• **DIRECTIVE**: Copy the data that follows exactly. Include no pictures.

**** DATA SECTION ****

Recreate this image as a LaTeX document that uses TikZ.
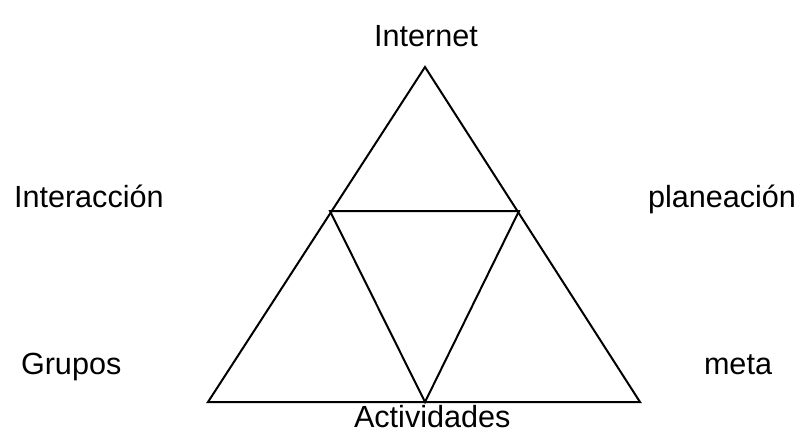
\documentclass[tikz,border=0pt]{standalone}
\usepackage{fontspec}
\setmainfont{Liberation Sans}
\begin{document}
\begin{tikzpicture}[x=0.5pt, y=-0.5pt, line width=1pt,
  lbl/.style={anchor=base west, inner sep=0pt, font=\fontsize{15.3}{18}\selectfont}]
\useasboundingbox (0,0) rectangle (804,430);
%% --- corners of the big triangle and the inner one ---
\coordinate (top)   at (425,67);
\coordinate (botL)  at (208,402);
\coordinate (botR)  at (640,402);
\coordinate (midL)  at (330,211);
\coordinate (midR)  at (519,211);
\coordinate (midB)  at (425,402);

%% --- triangles ---
\draw (top) -- (botL) -- (botR) -- cycle;
\draw (midL) -- (midR) -- (midB) -- cycle;

%% --- labels ---
\node[lbl, anchor=base] (internet) at (426,46) {Internet};
\foreach \n/\x/\y/\t in {inter/13/207/Interacción, plan/647/207/planeación,
                         grupos/20/374/Grupos, meta/703/374/meta,
                         activ/353/427/Actividades}{
  \node[lbl] (\n) at (\x,\y) {\t};
}
\end{tikzpicture}
\end{document}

****

• **FINAL ANSWER**:
Recreate this image as a LaTeX document that uses TikZ.
\documentclass[tikz,border=0pt]{standalone}
\usepackage{fontspec}
\setmainfont{Liberation Sans}
\begin{document}
\begin{tikzpicture}[x=0.5pt, y=-0.5pt, line width=1pt,
  lbl/.style={anchor=base west, inner sep=0pt, font=\fontsize{15.3}{18}\selectfont}]
\useasboundingbox (0,0) rectangle (804,430);
%% --- corners of the big triangle and the inner one ---
\coordinate (top)   at (425,67);
\coordinate (botL)  at (208,402);
\coordinate (botR)  at (640,402);
\coordinate (midL)  at (330,211);
\coordinate (midR)  at (519,211);
\coordinate (midB)  at (425,402);

%% --- triangles ---
\draw (top) -- (botL) -- (botR) -- cycle;
\draw (midL) -- (midR) -- (midB) -- cycle;

%% --- labels ---
\node[lbl, anchor=base] (internet) at (426,46) {Internet};
\foreach \n/\x/\y/\t in {inter/13/207/Interacción, plan/647/207/planeación,
                         grupos/20/374/Grupos, meta/703/374/meta,
                         activ/353/427/Actividades}{
  \node[lbl] (\n) at (\x,\y) {\t};
}
\end{tikzpicture}
\end{document}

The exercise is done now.